* _WHAT IS BEING ASKED_
Write out exactly the lines between the line containing "Give me the Plotly source for this chart." and the line containing "frame_sizes = [50, 100, 150, 200, 300, 400, 500, 600, 800]", including both of those lines, and nothing more.

------------------------------------------------------------

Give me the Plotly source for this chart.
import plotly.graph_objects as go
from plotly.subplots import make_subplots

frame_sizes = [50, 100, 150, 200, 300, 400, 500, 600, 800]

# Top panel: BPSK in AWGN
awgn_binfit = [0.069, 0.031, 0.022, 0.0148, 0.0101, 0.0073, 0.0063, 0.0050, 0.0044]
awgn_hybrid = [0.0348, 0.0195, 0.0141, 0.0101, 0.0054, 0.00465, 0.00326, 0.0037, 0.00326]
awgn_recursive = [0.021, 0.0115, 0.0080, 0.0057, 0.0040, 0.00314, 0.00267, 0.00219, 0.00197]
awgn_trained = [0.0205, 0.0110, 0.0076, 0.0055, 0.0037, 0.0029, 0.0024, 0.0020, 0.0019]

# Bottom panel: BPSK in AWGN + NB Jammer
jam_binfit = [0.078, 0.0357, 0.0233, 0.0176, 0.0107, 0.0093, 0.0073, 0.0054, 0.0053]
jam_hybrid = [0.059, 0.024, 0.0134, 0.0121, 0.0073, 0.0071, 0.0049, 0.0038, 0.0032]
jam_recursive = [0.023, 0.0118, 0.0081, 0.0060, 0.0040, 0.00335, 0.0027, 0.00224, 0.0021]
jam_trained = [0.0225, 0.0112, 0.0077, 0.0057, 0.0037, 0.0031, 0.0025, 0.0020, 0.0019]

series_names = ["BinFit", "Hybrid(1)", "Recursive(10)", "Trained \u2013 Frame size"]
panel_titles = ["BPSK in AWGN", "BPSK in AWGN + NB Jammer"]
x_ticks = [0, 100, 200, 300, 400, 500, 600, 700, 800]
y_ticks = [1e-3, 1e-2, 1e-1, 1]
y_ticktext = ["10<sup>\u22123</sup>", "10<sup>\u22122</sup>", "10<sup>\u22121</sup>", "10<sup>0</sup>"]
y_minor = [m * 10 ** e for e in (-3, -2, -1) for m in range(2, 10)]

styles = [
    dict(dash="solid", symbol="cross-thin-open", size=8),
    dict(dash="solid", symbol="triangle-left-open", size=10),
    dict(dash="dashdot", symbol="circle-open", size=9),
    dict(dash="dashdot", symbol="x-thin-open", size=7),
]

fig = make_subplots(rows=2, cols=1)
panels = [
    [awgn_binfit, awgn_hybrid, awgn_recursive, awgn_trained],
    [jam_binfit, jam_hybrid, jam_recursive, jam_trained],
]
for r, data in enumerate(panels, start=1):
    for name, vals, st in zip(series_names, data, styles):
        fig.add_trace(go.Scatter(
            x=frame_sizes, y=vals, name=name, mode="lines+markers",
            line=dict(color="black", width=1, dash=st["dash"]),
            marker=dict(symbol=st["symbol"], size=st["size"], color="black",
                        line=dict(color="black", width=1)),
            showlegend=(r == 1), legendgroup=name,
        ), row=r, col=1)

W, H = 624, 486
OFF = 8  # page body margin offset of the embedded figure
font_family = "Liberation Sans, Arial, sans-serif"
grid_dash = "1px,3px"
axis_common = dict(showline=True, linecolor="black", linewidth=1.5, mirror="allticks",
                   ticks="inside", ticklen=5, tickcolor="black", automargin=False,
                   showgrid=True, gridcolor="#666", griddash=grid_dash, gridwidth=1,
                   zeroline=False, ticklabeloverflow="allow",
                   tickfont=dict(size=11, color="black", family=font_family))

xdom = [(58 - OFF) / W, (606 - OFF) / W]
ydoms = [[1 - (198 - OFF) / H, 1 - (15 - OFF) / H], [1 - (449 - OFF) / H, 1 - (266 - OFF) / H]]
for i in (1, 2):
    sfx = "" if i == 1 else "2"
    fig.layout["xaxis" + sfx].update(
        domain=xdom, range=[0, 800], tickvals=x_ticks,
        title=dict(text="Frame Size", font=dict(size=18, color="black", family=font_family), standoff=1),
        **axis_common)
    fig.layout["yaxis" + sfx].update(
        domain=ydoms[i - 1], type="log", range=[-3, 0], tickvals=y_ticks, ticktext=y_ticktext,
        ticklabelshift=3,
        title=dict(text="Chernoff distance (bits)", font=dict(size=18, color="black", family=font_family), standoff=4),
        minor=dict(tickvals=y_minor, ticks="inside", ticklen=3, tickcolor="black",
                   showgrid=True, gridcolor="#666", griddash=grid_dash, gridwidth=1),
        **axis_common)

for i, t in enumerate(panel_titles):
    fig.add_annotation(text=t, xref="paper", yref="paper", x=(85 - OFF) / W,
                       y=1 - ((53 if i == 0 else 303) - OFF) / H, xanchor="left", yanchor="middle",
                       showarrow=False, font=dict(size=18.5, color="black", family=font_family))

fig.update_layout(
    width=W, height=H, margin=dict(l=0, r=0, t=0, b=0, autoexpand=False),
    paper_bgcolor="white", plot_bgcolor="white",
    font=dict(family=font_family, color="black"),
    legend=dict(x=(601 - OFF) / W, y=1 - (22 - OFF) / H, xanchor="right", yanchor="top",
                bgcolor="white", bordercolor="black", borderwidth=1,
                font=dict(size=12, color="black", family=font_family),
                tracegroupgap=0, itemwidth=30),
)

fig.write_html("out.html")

------------------------------------------------------------

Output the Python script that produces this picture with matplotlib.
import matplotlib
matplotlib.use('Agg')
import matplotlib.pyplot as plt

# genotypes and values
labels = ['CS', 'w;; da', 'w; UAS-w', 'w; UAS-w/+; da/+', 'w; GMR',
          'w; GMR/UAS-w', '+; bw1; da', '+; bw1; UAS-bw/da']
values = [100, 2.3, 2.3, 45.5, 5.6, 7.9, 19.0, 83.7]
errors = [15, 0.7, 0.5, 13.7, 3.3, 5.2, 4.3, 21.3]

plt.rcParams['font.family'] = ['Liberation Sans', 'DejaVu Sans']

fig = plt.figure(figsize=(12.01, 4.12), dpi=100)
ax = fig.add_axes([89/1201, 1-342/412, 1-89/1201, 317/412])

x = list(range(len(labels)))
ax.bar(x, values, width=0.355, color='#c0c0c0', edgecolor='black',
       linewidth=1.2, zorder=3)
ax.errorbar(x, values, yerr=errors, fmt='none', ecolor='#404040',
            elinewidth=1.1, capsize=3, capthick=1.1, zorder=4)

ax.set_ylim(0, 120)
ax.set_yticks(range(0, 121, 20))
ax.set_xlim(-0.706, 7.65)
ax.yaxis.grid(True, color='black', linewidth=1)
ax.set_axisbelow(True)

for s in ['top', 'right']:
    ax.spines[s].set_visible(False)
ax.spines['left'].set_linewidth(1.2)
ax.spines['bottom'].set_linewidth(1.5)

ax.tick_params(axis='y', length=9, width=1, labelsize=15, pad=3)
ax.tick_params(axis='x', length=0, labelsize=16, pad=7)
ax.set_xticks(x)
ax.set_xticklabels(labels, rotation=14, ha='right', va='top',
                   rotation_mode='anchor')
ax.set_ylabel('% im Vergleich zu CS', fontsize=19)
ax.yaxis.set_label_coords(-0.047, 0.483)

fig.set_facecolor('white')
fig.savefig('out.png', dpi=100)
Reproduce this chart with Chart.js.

------------------------------------------------------------

* _REPLY_
Give me the Plotly source for this chart.
import plotly.graph_objects as go
from plotly.subplots import make_subplots

frame_sizes = [50, 100, 150, 200, 300, 400, 500, 600, 800]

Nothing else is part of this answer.